Every modern enterprise is a technology company. Yet most still run their infrastructure like an outdated municipal utility.
When technology operates as a cost center, it traps the enterprise in a reactive doom loop. The business experiences friction, routes a ticket, and an order taking function builds an isolated patch. This structural patchwork creates a fragmented, brittle estate that introduces systemic drag and eventually breaks under its own weight.
To scale without breaking, enterprise leaders must kill the service desk mentality. IT must be operated as an internal software vendor.
Capital Allocation: From Liability to Asset
Traditional technology budgeting relies on rigid, annual funding cycles mapped to static activities—building a specific CRM module, upgrading an isolated database, migrating a server. This is a liability model. You fund the build, then you fund the maintenance, then you fund the workaround, then you fund the replacement. It yields disposable technology that decays in value from the day it is deployed.
A productized technology organization operates on an internal venture funding model. We do not invest in activities. We invest in compounding outcomes.

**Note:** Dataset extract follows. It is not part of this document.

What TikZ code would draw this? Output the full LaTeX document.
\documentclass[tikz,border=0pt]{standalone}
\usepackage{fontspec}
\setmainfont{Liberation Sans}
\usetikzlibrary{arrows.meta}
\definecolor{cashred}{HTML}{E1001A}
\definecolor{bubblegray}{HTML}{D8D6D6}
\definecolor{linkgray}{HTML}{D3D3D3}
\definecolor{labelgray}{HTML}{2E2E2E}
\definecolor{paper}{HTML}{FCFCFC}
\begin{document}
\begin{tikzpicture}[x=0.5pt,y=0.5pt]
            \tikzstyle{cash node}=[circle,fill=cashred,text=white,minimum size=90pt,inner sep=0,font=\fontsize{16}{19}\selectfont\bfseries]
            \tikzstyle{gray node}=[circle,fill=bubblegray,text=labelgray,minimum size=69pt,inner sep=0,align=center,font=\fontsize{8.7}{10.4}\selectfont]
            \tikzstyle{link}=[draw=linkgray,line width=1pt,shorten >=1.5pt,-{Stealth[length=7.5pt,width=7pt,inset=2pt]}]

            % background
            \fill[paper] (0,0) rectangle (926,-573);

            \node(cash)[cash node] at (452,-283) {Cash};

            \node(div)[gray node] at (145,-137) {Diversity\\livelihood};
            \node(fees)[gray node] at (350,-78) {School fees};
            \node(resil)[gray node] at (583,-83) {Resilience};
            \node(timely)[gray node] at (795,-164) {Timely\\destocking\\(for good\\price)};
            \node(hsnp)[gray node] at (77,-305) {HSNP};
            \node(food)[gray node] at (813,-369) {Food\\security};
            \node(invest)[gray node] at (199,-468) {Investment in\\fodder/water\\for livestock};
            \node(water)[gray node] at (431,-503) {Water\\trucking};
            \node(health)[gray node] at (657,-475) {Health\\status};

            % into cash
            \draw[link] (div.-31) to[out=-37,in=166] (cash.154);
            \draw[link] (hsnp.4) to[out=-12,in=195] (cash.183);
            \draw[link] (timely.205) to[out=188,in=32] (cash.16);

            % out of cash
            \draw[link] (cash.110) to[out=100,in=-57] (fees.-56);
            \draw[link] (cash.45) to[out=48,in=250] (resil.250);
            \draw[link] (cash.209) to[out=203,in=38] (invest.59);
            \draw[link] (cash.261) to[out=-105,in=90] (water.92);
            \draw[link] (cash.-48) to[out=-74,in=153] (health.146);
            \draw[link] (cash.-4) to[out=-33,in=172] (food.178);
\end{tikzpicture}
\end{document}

Instead of funding a project, we capital-endow a capability: reducing financial close time by 40%, or accelerating order processing velocity by a factor of ten. When you fund outcomes rather than tasks, engineering teams are incentivized to build modular, reusable asset architecture. Every platform, data pipeline, and automated workflow becomes an enterprise Lego block. Over time, these assets compound, allowing the enterprise to deploy new capabilities at near-zero marginal cost.
Operational Stewardship: The Proactive Paradigm
Funding alone does not alter organizational velocity. The roles inside the architecture must pivot with the capital.

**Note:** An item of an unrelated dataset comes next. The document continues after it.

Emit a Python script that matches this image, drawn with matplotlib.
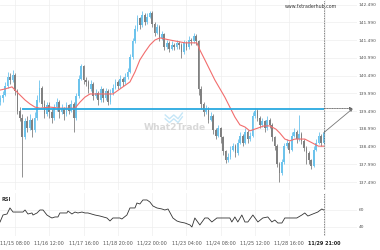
import numpy as np
import matplotlib
matplotlib.use("Agg")
import matplotlib.pyplot as plt

# hourly axis: 0 = 11/15 08:00, one candle every 2 hours
candle_hours = list(range(-12, 253, 2))
closes = [
    139.85, 139.95, 140.20, 140.45, 140.35, 140.50, 140.05, 139.50, 139.30, 138.75,
    139.20, 139.00, 139.25, 138.95, 139.30, 139.80, 140.15, 139.70, 139.40, 139.65,
    139.45, 139.30, 139.60, 139.75, 139.45, 139.55, 139.40, 139.65, 139.50, 139.70,
    139.30, 139.90, 140.40, 140.75, 140.35, 140.30, 140.10, 140.25, 139.90, 140.00,
    139.80, 140.10, 139.85, 140.05, 139.75, 140.00, 140.15, 140.30, 140.20, 140.40,
    140.30, 140.45, 140.60, 141.00, 141.45, 141.80, 142.10, 141.90, 142.20, 142.00,
    142.15, 142.25, 141.95, 141.70, 141.85, 141.55, 141.65, 141.30, 141.40, 141.25,
    141.35, 141.30, 141.40, 141.35, 141.15, 141.40, 141.30, 141.50, 141.45, 141.60,
    141.45, 140.10, 139.70, 139.45, 139.55, 139.25, 139.35, 138.95, 138.80, 139.00,
    138.75, 138.35, 138.10, 138.20, 138.40, 138.50, 138.30, 138.60, 138.80, 138.60,
    138.90, 138.70, 138.80, 139.35, 139.50, 139.30, 139.10, 139.20, 139.00, 139.25,
    139.10, 138.75, 138.50, 138.00, 137.75, 138.05, 138.50, 138.60, 138.40, 138.80,
    138.90, 138.70, 138.85, 138.65, 138.45, 138.30, 138.10, 137.95, 138.40, 138.60,
    138.80, 138.60, 138.88,
]
highs = [
    139.95, 140.05, 140.30, 140.60, 140.55, 140.65, 140.55, 140.10, 139.60, 139.40,
    139.30, 139.35, 139.40, 139.30, 139.45, 139.95, 140.35, 140.20, 139.80, 139.75,
    139.75, 139.55, 139.70, 139.85, 139.80, 139.70, 139.60, 139.75, 139.70, 139.80,
    139.75, 140.00, 140.50, 140.82, 140.80, 140.45, 140.35, 140.35, 140.30, 140.10,
    140.05, 140.20, 140.15, 140.15, 140.10, 140.10, 140.25, 140.40, 140.35, 140.50,
    140.45, 140.55, 140.70, 141.10, 141.55, 141.90, 142.20, 142.15, 142.30, 142.25,
    142.25, 142.32, 142.30, 142.00, 141.95, 141.90, 141.75, 141.70, 141.50, 141.45,
    141.45, 141.40, 141.50, 141.45, 141.40, 141.50, 141.45, 141.60, 141.55, 141.69,
    141.65, 141.50, 140.20, 139.75, 139.65, 139.60, 139.45, 139.40, 139.00, 139.10,
    139.05, 138.80, 138.40, 138.30, 138.50, 138.60, 138.55, 138.70, 138.90, 138.85,
    139.00, 138.95, 138.90, 139.45, 139.57, 139.55, 139.35, 139.30, 139.25, 139.35,
    139.30, 139.15, 138.80, 138.55, 138.05, 138.15, 138.60, 138.70, 138.65, 138.90,
    139.00, 138.95, 139.38, 138.90, 138.70, 138.50, 138.35, 138.15, 138.50, 138.70,
    138.90, 138.85, 138.95,
]
lows = [
    139.65, 139.75, 139.90, 140.15, 140.25, 140.30, 139.95, 139.40, 139.20, 137.63,
    138.70, 138.90, 138.95, 138.76, 138.90, 139.25, 139.75, 139.60, 139.30, 139.35,
    139.30, 139.15, 139.25, 139.50, 139.30, 139.40, 139.25, 139.35, 139.40, 139.45,
    138.90, 139.25, 139.85, 140.35, 140.25, 140.20, 140.00, 140.05, 139.80, 139.85,
    139.65, 139.75, 139.75, 139.80, 139.65, 139.70, 139.95, 140.10, 140.10, 140.15,
    140.20, 140.25, 140.40, 140.55, 140.95, 141.40, 141.75, 141.80, 141.85, 141.90,
    141.95, 142.10, 141.85, 141.60, 141.65, 141.45, 141.50, 141.20, 141.25, 141.15,
    141.20, 141.20, 141.25, 141.25, 140.98, 141.10, 141.20, 141.25, 141.35, 141.40,
    141.35, 139.95, 139.55, 139.35, 139.40, 139.15, 139.20, 138.85, 138.70, 138.75,
    138.60, 138.25, 138.02, 138.05, 138.15, 138.35, 138.20, 138.25, 138.55, 138.50,
    138.55, 138.60, 138.65, 138.75, 139.30, 139.20, 139.00, 139.05, 138.90, 138.95,
    139.00, 138.65, 138.40, 137.90, 137.48, 137.70, 138.00, 138.45, 138.30, 138.35,
    138.75, 138.60, 138.65, 138.55, 138.35, 138.00, 138.00, 137.85, 137.90, 138.35,
    138.55, 138.50, 138.55,
]
first_open = 139.75

ma_hours = [-12.2, -8.2, -2.4, 0, 4.1, 8.2, 12.2, 16.3, 20.4, 28.6, 36.7, 49.0, 53.1,
            57.1, 61.2, 65.3, 80.0, 85.7, 93.9, 98.0, 102.0, 106.1, 110.2, 114.3,
            118.4, 126.5, 138.8, 148.6, 151.0, 155.1, 163.3, 171.4, 179.6, 183.7,
            187.8, 191.8, 198.4, 203.3, 208.2, 213.1, 216.3, 220.4, 224.5, 228.6,
            236.7, 242.9, 247.8, 252.2]
ma_values = [140.08, 140.11, 140.17, 140.08, 139.94, 139.80, 139.69, 139.60, 139.57,
             139.60, 139.57, 139.57, 139.74, 139.88, 139.97, 139.97, 139.97, 140.11,
             140.31, 140.59, 140.93, 141.15, 141.35, 141.49, 141.55, 141.49, 141.41,
             141.41, 141.21, 140.93, 140.36, 139.88, 139.32, 139.10, 139.04, 138.93,
             139.01, 139.07, 139.07, 138.98, 138.87, 138.70, 138.65, 138.70, 138.70,
             138.59, 138.50, 138.50]

rsi_hours = [-12.2, -9.8, -6.5, -4.1, -1.6, 1.6, 6.5, 8.2, 10.6, 13.9, 14.7, 18.0, 20.4,
             22.9, 26.1, 28.6, 30.2, 32.7, 35.1, 36.7, 42.4, 43.3, 46.5, 49.0, 51.4,
             54.7, 57.1, 59.6, 65.3, 69.4, 75.1, 77.6, 80.0, 85.7, 87.3, 91.4, 93.9,
             98.0, 99.6, 102.0, 104.5, 107.8, 110.2, 112.7, 115.9, 120.0, 122.4, 125.0,
             129.0, 132.2, 134.7, 138.8, 142.9, 144.5, 146.9, 151.0, 155.1, 157.6,
             160.8, 164.9, 169.0, 173.1, 175.5, 177.1, 179.6, 182.0, 185.3, 187.8,
             190.2, 194.3, 198.4, 202.4, 206.5, 209.8, 212.2, 214.7, 218.0, 220.4,
             224.5, 226.9, 230.2, 234.3, 236.7, 239.2, 243.3, 247.3, 250.6, 252.2]
rsi_values = [45.9, 54.1, 55.3, 62.4, 57.6, 57.6, 57.6, 60.0, 55.3, 56.5, 54.1, 56.5,
              60.0, 60.0, 54.1, 51.8, 50.6, 51.8, 51.8, 56.5, 56.5, 58.8, 55.3, 57.6,
              56.5, 57.6, 56.5, 56.5, 54.1, 52.9, 50.6, 47.1, 50.6, 50.6, 49.4, 54.1,
              62.4, 62.4, 68.2, 67.1, 71.8, 71.8, 69.4, 64.7, 62.4, 61.2, 60.0, 61.2,
              50.6, 47.1, 45.9, 44.7, 42.4, 40.0, 50.6, 42.4, 50.6, 50.6, 45.9, 50.6,
              50.6, 50.6, 50.6, 45.9, 51.8, 45.9, 54.1, 45.9, 45.9, 54.1, 45.9, 50.6,
              51.8, 45.9, 48.2, 44.7, 44.7, 50.6, 50.6, 50.6, 50.6, 54.1, 56.5, 52.9,
              55.3, 57.6, 61.2, 60.0]

tick_hours = [0, 28, 56, 84, 112, 140, 168, 196, 224, 253]
tick_labels = ["11/15 08:00", "11/16 12:00", "11/17 16:00", "11/18 20:00",
               "11/22 00:00", "11/23 04:00", "11/24 08:00", "11/25 12:00",
               "11/28 16:00", "11/29 21:00"]
price_ticks = [137.49, 137.99, 138.49, 138.99, 139.49, 139.99, 140.49,
               140.99, 141.49, 141.99, 142.49]
level = 139.56
level_start = 5.7
now_hour = 252.2
target_hour = 275.9

UP = "#6cc3ec"
DOWN = "#808080"
GRID = "#eeeeee"

fig = plt.figure(figsize=(3.8, 2.5), dpi=100)
ax = fig.add_axes([0, 0.24, 0.939, 0.76])
ax_rsi = fig.add_axes([0, 0.056, 0.939, 0.172], sharex=ax)

opens = np.array([first_open] + closes[:-1])
c = np.array(closes)
x = np.array(candle_hours)
colors = np.where(c >= opens, UP, DOWN)
ax.vlines(x, lows, highs, colors=colors, linewidth=0.6, zorder=2)
ax.bar(x, np.maximum(np.abs(c - opens), 0.02), bottom=np.minimum(c, opens),
       width=1.4, color=colors, linewidth=0, zorder=3)
ax.plot(ma_hours, ma_values, color="#f26d6d", linewidth=0.8, zorder=4)

ax.hlines(level, level_start, now_hour, color="#2aa9e0", linewidth=1.3, zorder=5)
ax.axvline(now_hour, color="#555555", linestyle=(0, (1, 1)), linewidth=0.6, zorder=5)
ax.annotate("", xy=(target_hour, level), xytext=(now_hour, level),
            arrowprops=dict(arrowstyle="-|>", linestyle=(0, (1, 1)), color="#666666",
                            linewidth=0.6, mutation_scale=4, shrinkA=0, shrinkB=0))
ax.annotate("", xy=(target_hour, level), xytext=(now_hour, closes[-1]),
            arrowprops=dict(arrowstyle="-|>", color="#777777", linewidth=0.6,
                            mutation_scale=4, shrinkA=0, shrinkB=0))

ax.set_xlim(-12.24, 279.2)
ax.set_ylim(137.265, 142.617)
ax.set_yticks(price_ticks)
ax.set_yticklabels([f"{p:.3f}" for p in price_ticks])
ax.yaxis.tick_right()
ax.tick_params(axis="y", length=0, pad=1.2, labelsize=3.2, labelcolor="#555555")
ax.tick_params(axis="x", length=0, labelbottom=False)
ax.set_xticks(tick_hours)
ax.grid(True, color=GRID, linewidth=0.5)
ax.set_axisbelow(True)
for s in ax.spines.values():
    s.set_visible(False)

ax.text(0.87, 0.965, "www.fxtraderhub.com", transform=ax.transAxes, ha="center",
        va="center", fontsize=3.4, color="#333333")
ax.text(0.49, 0.33, "What2Trade", transform=ax.transAxes, ha="center", va="center",
        fontsize=6.6, fontweight="bold", color="#d8d8d8", zorder=1)
ax.plot([0.463, 0.475, 0.487, 0.499, 0.511], [0.375, 0.355, 0.375, 0.355, 0.385],
        transform=ax.transAxes, color="#c5e6f7", linewidth=1.0, zorder=1)
ax.plot([0.463, 0.475, 0.487, 0.499, 0.511], [0.395, 0.375, 0.395, 0.375, 0.405],
        transform=ax.transAxes, color="#c5e6f7", linewidth=1.0, zorder=1)

ax_rsi.plot(rsi_hours, rsi_values, color="#333333", linewidth=0.6)
ax_rsi.axvline(now_hour, color="#555555", linestyle=(0, (1, 1)), linewidth=0.6)
ax_rsi.set_ylim(29.4, 80)
ax_rsi.set_yticks([40, 60])
ax_rsi.yaxis.tick_right()
ax_rsi.tick_params(axis="y", length=0, pad=1.2, labelsize=3.2, labelcolor="#555555")
ax_rsi.set_xticks(tick_hours)
ax_rsi.set_xticklabels(tick_labels)
ax_rsi.tick_params(axis="x", length=0, pad=3.5, labelsize=3.5, labelcolor="#555555")
ax_rsi.get_xticklabels()[-1].set_fontweight("bold")
ax_rsi.get_xticklabels()[-1].set_color("#222222")
ax_rsi.grid(True, color=GRID, linewidth=0.5)
ax_rsi.set_axisbelow(True)
for s in ax_rsi.spines.values():
    s.set_visible(False)
ax_rsi.text(0.003, 0.84, "RSI", transform=ax_rsi.transAxes, ha="left", va="center",
            fontsize=3.6, fontweight="bold", color="#333333")

fig.savefig("out.png", dpi=100)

The legacy bridge between technology and business is the Business Analyst. The BA sits down with a department, documents their explicit requirements, and passes the ticket to engineering. This model assumes a functional business team already knows the optimal technical architecture. They do not. They only know where it hurts.
A product driven organization replaces order takers with Product Managers. An internal Product Manager does not wait for a requirements document. They embed within functional teams—Order-to-Cash, Procure-to-Pay, Supply Chain—to study the underlying operational plumbing. They identify structural friction, map upstream data leaks, and architect automated solutions before the business even registers the pain point. This shifts the relationship with teams like Finance from a reactive ticket queue to a proactive partnership. It lifts the operational tax, freeing business leadership to focus on market strategy rather than system workarounds.

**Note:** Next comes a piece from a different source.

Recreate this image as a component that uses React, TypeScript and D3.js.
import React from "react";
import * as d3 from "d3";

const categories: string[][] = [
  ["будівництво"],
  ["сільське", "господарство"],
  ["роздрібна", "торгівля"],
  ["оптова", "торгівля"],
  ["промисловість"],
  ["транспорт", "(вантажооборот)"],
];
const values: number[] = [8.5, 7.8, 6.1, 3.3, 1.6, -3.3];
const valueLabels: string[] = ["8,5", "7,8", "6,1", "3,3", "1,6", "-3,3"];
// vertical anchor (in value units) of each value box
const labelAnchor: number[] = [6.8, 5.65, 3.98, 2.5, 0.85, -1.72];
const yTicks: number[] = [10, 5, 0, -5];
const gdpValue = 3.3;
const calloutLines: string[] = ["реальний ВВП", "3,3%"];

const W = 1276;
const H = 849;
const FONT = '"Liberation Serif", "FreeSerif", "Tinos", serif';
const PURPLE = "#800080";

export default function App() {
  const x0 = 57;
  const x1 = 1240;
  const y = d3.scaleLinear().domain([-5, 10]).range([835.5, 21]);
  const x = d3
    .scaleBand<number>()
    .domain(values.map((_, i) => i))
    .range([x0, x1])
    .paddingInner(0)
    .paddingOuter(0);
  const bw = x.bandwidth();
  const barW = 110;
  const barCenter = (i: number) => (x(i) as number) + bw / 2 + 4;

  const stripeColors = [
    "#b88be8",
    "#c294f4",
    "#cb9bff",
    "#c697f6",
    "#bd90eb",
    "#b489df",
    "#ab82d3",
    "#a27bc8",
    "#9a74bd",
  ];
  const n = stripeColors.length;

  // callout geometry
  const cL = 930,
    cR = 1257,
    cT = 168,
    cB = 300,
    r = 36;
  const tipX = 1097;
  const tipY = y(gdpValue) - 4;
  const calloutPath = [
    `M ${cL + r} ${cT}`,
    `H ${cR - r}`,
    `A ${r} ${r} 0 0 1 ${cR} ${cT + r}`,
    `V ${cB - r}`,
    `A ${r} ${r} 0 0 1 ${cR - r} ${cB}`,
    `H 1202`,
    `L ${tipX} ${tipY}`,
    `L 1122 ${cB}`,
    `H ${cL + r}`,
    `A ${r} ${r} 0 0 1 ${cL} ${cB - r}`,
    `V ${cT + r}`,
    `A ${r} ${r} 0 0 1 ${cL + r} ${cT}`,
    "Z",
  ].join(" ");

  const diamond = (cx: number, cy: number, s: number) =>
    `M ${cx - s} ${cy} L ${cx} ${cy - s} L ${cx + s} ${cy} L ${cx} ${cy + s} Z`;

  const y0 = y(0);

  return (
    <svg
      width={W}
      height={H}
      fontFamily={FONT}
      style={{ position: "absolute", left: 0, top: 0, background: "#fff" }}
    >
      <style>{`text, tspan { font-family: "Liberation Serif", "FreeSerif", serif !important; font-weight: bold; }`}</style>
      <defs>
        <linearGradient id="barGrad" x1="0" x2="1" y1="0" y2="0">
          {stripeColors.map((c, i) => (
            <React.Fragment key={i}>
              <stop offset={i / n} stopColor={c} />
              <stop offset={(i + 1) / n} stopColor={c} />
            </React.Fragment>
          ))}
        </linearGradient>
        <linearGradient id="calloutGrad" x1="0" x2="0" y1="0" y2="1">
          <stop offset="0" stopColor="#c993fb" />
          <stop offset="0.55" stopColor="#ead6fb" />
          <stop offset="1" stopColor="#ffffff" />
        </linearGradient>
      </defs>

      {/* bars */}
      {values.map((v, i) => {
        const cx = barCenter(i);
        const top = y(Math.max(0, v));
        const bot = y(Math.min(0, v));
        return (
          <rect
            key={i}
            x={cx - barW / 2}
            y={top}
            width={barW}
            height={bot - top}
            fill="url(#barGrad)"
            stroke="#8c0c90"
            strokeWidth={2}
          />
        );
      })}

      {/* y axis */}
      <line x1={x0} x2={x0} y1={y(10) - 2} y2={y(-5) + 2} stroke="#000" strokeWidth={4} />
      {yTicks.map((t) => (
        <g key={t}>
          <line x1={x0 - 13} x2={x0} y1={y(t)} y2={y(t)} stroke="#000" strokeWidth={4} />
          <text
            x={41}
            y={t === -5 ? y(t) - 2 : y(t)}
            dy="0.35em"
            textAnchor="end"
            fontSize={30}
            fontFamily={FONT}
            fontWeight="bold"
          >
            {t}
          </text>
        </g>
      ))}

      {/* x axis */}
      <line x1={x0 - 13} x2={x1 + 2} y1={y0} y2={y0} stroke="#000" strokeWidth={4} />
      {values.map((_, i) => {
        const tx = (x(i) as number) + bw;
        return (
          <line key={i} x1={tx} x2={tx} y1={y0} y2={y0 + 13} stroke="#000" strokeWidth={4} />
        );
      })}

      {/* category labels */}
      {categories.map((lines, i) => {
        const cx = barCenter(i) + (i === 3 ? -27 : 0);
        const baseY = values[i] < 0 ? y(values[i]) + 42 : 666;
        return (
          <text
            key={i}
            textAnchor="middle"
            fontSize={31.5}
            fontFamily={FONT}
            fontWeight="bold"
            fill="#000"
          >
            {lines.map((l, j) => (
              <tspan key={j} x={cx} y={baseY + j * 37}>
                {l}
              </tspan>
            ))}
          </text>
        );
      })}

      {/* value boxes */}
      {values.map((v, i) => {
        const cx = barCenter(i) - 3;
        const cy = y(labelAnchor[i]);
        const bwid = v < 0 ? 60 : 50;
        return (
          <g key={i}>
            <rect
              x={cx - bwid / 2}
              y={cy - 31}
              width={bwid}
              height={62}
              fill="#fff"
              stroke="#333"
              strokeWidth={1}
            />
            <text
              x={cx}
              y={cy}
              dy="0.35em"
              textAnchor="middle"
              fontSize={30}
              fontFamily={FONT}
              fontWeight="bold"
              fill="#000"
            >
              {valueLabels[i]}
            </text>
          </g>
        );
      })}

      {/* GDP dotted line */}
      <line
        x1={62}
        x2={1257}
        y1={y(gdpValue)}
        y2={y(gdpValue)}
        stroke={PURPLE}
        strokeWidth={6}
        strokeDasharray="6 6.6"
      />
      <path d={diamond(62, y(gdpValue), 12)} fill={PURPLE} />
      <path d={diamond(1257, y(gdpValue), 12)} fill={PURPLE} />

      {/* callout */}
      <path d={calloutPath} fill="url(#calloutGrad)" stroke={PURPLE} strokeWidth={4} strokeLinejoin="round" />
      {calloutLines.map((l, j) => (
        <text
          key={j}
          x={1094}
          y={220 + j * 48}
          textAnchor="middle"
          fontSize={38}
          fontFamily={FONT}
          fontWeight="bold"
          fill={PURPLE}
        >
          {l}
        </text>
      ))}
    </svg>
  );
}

The P&L of Internal Friction
Employees use intuitive, frictionless, predictive platforms in their private lives. Then they log into the enterprise and are forced to navigate fractured, clinical legacy systems that require fifteen clicks and an operations manual to process a single journal entry. This is not a user experience problem. It is an operational bottleneck.
Internal friction is a P&L problem. Every redundant click acts as a micro-tax compounded across thousands of employees every day. Every integrated, consumer grade platform compounds returns in the opposite direction by shrinking cognitive load and accelerating execution speed.
Running IT as a product company means applying the same design standards to internal users as we do to external customers. When internal platforms are intuitive and friction free, operational velocity ceases to be a goal. It becomes the baseline. You are no longer funding your infrastructure; your infrastructure is compounding your returns.